Imitating God: Finding Ourselves
Thoughts on the Second Readings by J. Frankenfield
19th Sunday in Ordinary Time
Ephesians 4:30-5:2

Normally we’d dismiss someone who suggested that we act like God as a nut. How absurd! How could anyone imitate God? Still, Jesus taught this. So did Paul. What were they thinking?

One of the most famous, most loved paintings in the western world is Van Gogh’s Starry Night. It captures the feelings that human beings have experienced for ages when they look at the clear night sky. The awe and joy of simply being alive to see such a sight is overwhelming. Those of us with a Christian vocabulary can hardly miss recalling the Genesis passage where God expresses his own joy at the same starry night.

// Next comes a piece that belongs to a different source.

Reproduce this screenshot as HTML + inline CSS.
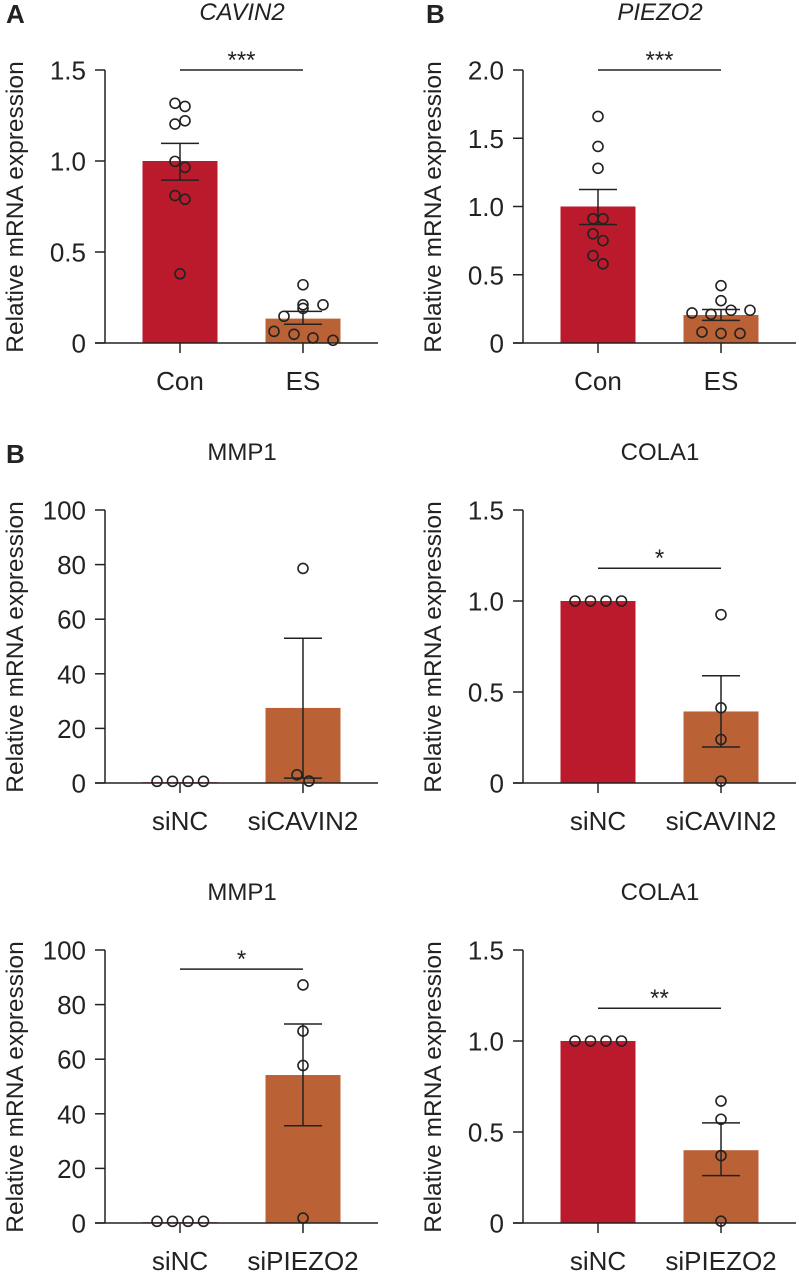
<!DOCTYPE html>
<html><head><meta charset="utf-8"><style>
html,body{margin:0;padding:0;background:#fff}
svg{display:block;font-family:"Liberation Sans",Arial,sans-serif}
</style></head><body>
<svg id="fig" width="799" height="1273" viewBox="0 0 799 1273"></svg>
<script>
// ---- data ----
const catsA = ["Con","ES"];
const cavin2Means = [1.0, 0.134];
const cavin2Err = [[0.895,1.097],[0.103,0.174]];
const cavin2Pts0 = [1.317,1.30,1.203,1.221,0.998,0.965,0.81,0.79,0.38];
const cavin2Pts1 = [0.32,0.21,0.21,0.19,0.147,0.064,0.048,0.028,0.015];
const cavin2Ticks = ["0","0.5","1.0","1.5"];
const cavin2TickVals = [0,0.5,1.0,1.5];

const piezo2Means = [1.0, 0.205];
const piezo2Err = [[0.868,1.125],[0.166,0.245]];
const piezo2Pts0 = [1.66,1.44,1.28,0.91,0.91,0.80,0.75,0.64,0.58];
const piezo2Pts1 = [0.42,0.31,0.22,0.21,0.24,0.24,0.08,0.07,0.07];
const piezo2Ticks = ["0","0.5","1.0","1.5","2.0"];
const piezo2TickVals = [0,0.5,1.0,1.5,2.0];

const catsCav = ["siNC","siCAVIN2"];
const catsPie = ["siNC","siPIEZO2"];
const mmpTicks = ["0","20","40","60","80","100"];
const mmpTickVals = [0,20,40,60,80,100];
const colTicks = ["0","0.5","1.0","1.5"];
const colTickVals = [0,0.5,1.0,1.5];

const mmp1CavMeans = [0.3, 27.5];
const mmp1CavErr = [null,[1.8,53]];
const mmp1CavPts0 = [0.6,0.6,0.6,0.6];
const mmp1CavPts1 = [78.6,3.0,0.7];

const colCavMeans = [1.0, 0.393];
const colCavErr = [null,[0.198,0.589]];
const colCavPts0 = [1,1,1,1];
const colCavPts1 = [0.925,0.413,0.239,0.01];

const mmp1PieMeans = [0.3, 54.2];
const mmp1PieErr = [null,[35.6,72.9]];
const mmp1PiePts0 = [0.6,0.6,0.6,0.6];
const mmp1PiePts1 = [87.2,70.3,57.7,1.8];

const colPieMeans = [1.0, 0.40];
const colPieErr = [null,[0.26,0.55]];
const colPiePts0 = [1,1,1,1];
const colPiePts1 = [0.67,0.57,0.37,0.01];

const NS = "http://www.w3.org/2000/svg";
const svg = document.getElementById("fig");
const COLORS = ["#BB1A2C","#BA6236"];
function mk(tag, attrs, parent){
  const e = document.createElementNS(NS, tag);
  for (const k in attrs) e.setAttribute(k, attrs[k]);
  (parent||svg).appendChild(e);
  return e;
}

function panel(o){
  const g = mk("g", {});
  
  
  const ax = o.ax, top = o.top, zero = top + 273;
  const y = v => zero - (v / o.max) * 273;
  const cx = [ax + 75, ax + 198];
  const t = mk("text", {x: ax + 137, y: top - 50, "text-anchor": "middle", "font-size": 24, fill: "#222", "font-style": o.italic ? "italic" : "normal"}, g);
  t.textContent = o.title;
  
  
  if (o.letter){
    const l = mk("text", {x: o.letterX, y: top - 47, "font-size": 26, "font-weight": "bold", fill: "#222"}, g);
    l.textContent = o.letter;
    
    
  }
  const yl = mk("text", {x: 0, y: 0, transform: `translate(${ax - 82},${top + 137}) rotate(-90)`, "text-anchor": "middle", "font-size": 24.5, fill: "#222"}, g);
  yl.textContent = "Relative mRNA expression";
  
  
  for (let i = 0; i < 2; i++){
    const b = mk("rect", {x: cx[i] - 37.5, y: y(o.means[i]), width: 75, height: zero - y(o.means[i]), fill: COLORS[i]}, g);
    
    
  }
  mk("line", {x1: ax, y1: top, x2: ax, y2: zero, stroke: "#222", "stroke-width": 1.5}, g);
  mk("line", {x1: ax - 10, y1: zero, x2: ax + 273, y2: zero, stroke: "#222", "stroke-width": 1.5}, g);
  o.tickVals.forEach((v, i) => {
    mk("line", {x1: ax - 10, y1: y(v), x2: ax, y2: y(v), stroke: "#222", "stroke-width": 1.5}, g);
    const tl = mk("text", {x: ax - 19, y: y(v) + 9.5, "text-anchor": "end", "font-size": 26, fill: "#222"}, g);
    tl.textContent = o.ticks[i];
    
    
  });
  for (let i = 0; i < 2; i++){
    mk("line", {x1: cx[i], y1: zero, x2: cx[i], y2: zero + 10, stroke: "#222", "stroke-width": 1.5}, g);
    const cl = mk("text", {x: cx[i], y: top + 320, "text-anchor": "middle", "font-size": 26, fill: "#222"}, g);
    cl.textContent = o.cats[i];
    
    
  }
  for (let i = 0; i < 2; i++){
    const e = o.err[i]; if (!e) continue;
    mk("line", {x1: cx[i], y1: y(e[0]), x2: cx[i], y2: y(e[1]), stroke: "#222", "stroke-width": 1.5}, g);
    mk("line", {x1: cx[i] - 19, y1: y(e[0]), x2: cx[i] + 19, y2: y(e[0]), stroke: "#222", "stroke-width": 1.5}, g);
    mk("line", {x1: cx[i] - 19, y1: y(e[1]), x2: cx[i] + 19, y2: y(e[1]), stroke: "#222", "stroke-width": 1.5}, g);
  }
  [o.p0, o.p1].forEach((pts, i) => {
    const n = pts.length;
    pts.forEach((v, j) => {
      let dx = 0;
      if (n === 4 && pts.every(q => q === pts[0])) dx = -23 + j * 15.5;
      if (o.jit && o.jit[i]) dx = o.jit[i][j];
      const c = mk("circle", {cx: cx[i] + dx, cy: y(v), r: 5, fill: "none", stroke: "#222", "stroke-width": 1.6}, g);
      
      
    });
  });
  if (o.sig){
    const sy = y(o.sigVal);
    mk("line", {x1: cx[0], y1: sy, x2: cx[1], y2: sy, stroke: "#222", "stroke-width": 1.5}, g);
    const s = mk("text", {x: (cx[0] + cx[1]) / 2, y: sy - 2, "text-anchor": "middle", "font-size": 24, fill: "#222"}, g);
    s.textContent = o.sig;
    
    
  }
}

panel({name:"panel-a-cavin2", ax:105, top:70, max:1.5, title:"CAVIN2", italic:true, letter:"A", letterX:6,
  cats:catsA, means:cavin2Means, err:cavin2Err, p0:cavin2Pts0, p1:cavin2Pts1, ticks:cavin2Ticks, tickVals:cavin2TickVals,
  sig:"***", sigVal:1.5,
  jit:[[-5,5,-5,5,-5,5,-5,5,0],[0,0,20,0,-19,-29,-9,10,30]]});
panel({name:"panel-b-piezo2", ax:523, top:70, max:2.0, title:"PIEZO2", italic:true, letter:"B", letterX:426,
  cats:catsA, means:piezo2Means, err:piezo2Err, p0:piezo2Pts0, p1:piezo2Pts1, ticks:piezo2Ticks, tickVals:piezo2TickVals,
  sig:"***", sigVal:2.0,
  jit:[[0,0,0,-5,5,-5,5,-5,5],[0,0,-29,-10,10,29,-19,0,19]]});
panel({name:"panel-mmp1-sicavin2", ax:105, top:510, max:100, title:"MMP1", letter:"B", letterX:6,
  cats:catsCav, means:mmp1CavMeans, err:mmp1CavErr, p0:mmp1CavPts0, p1:mmp1CavPts1, ticks:mmpTicks, tickVals:mmpTickVals,
  jit:[null,[0,-6,6]]});
panel({name:"panel-cola1-sicavin2", ax:523, top:510, max:1.5, title:"COLA1",
  cats:catsCav, means:colCavMeans, err:colCavErr, p0:colCavPts0, p1:colCavPts1, ticks:colTicks, tickVals:colTickVals,
  sig:"*", sigVal:1.18});
panel({name:"panel-mmp1-sipiezo2", ax:105, top:950, max:100, title:"MMP1",
  cats:catsPie, means:mmp1PieMeans, err:mmp1PieErr, p0:mmp1PiePts0, p1:mmp1PiePts1, ticks:mmpTicks, tickVals:mmpTickVals,
  sig:"*", sigVal:93});
panel({name:"panel-cola1-sipiezo2", ax:523, top:950, max:1.5, title:"COLA1",
  cats:catsPie, means:colPieMeans, err:colPieErr, p0:colPiePts0, p1:colPiePts1, ticks:colTicks, tickVals:colTickVals,
  sig:"**", sigVal:1.18});
</script>
</body></html>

Hearing God’s joy and knowing our own we begin to understand how we imitate the Creator.

The more profoundly we see life, the more deeply we allow ourselves to experience life’s goodness, the more sharply we allow ourselves to feel the pain of a diminished life, the more we are in harmony with, the more we imitate God.

A strain of stoicism has run through Christianity from its earliest centuries. Popularly, this has led to an attitude of life is as it is; wisdom is to simply follow the rule; don’t get emotionally caught up in things. Where such thinking exists, it betrays our faith.

When Jesus loved and longed to see the people around him free and joyful so much that he willingly risked his life for them, he wasn’t acting with cold propriety. He wasn’t following a rule. He was living his love, his passion – ultimately at the cost of his life.

After his death, those who had known Jesus realized, this was God loving us: God showing himself. This is what it means to be God – and what it means to be human.

God passionately loves life and rejects everything that diminishes it with all his being. The more we imitate God, the more we are human.